Let $X$ be a proper and smooth scheme over $\mathbf{C}$ and let $\mathbb{L}$ be a local system of finite dimensional $\mathbf{C}$-vector spaces. By the Riemann Hilbert correspondence, to $\mathbb{L}$ one can associate a locally free sheaf $\mathcal{F}$ of $\mathcal{O}_X$-modules with an integral connection $\nabla \colon \mathcal{F} \to \mathcal{F} \otimes \Omega^1_X$ such that $\mathbb{L} = \mathcal{F}^{\nabla = 0}$. In particular the de rham complex of $\mathcal{F}$: $$ 0 \to \mathcal{F} \to \mathcal{F} \otimes \Omega^1_X \to \cdots $$ gives a resolution of $\mathbb{L}$. This resolution is not injective, but still we can use hypercohomology of the complex to compute the cohomology of $\mathbb{L}$, and we get a spectral sequence of hypercohomology.

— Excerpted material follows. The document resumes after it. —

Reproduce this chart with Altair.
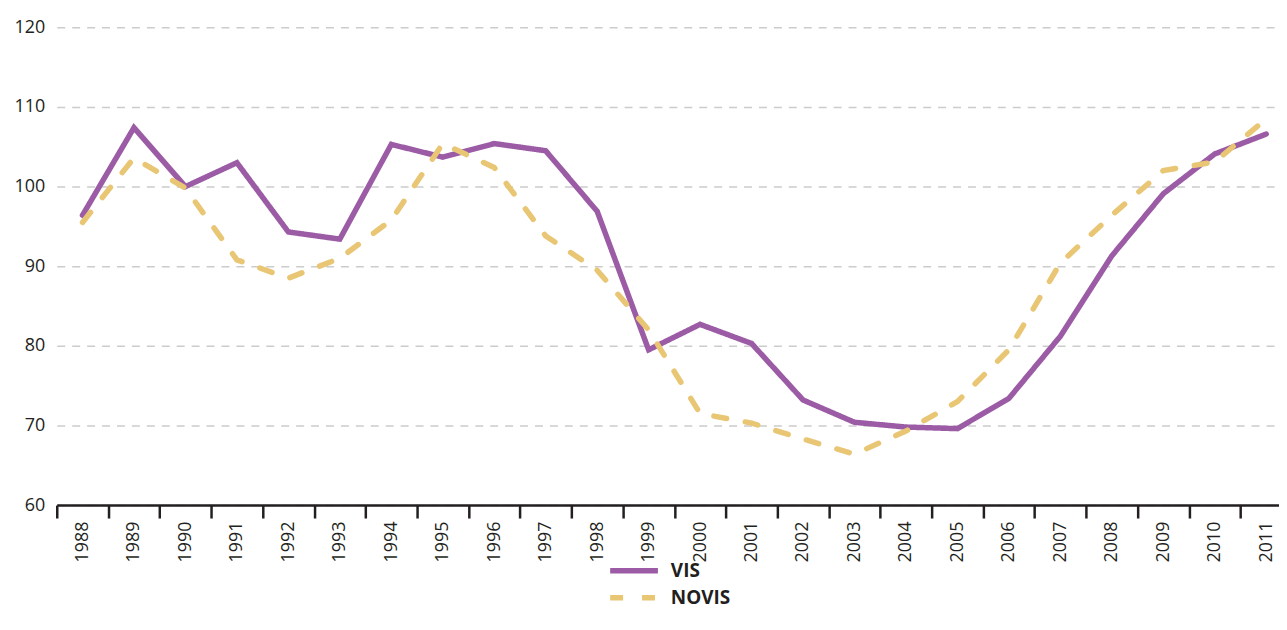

If $\mathbb{L} = \mathbf{C}$ is constant, this is the usual Hodge to de Rham spectral sequence, that degenerates, immediately. What can be said in general? I guess that it not true that the sequence always degenerates. (But for example it should be true if $\mathbb{L} = f_\ast \mathbf{C}$ for a proper and smooth morphism $f \colon Y \to X$.)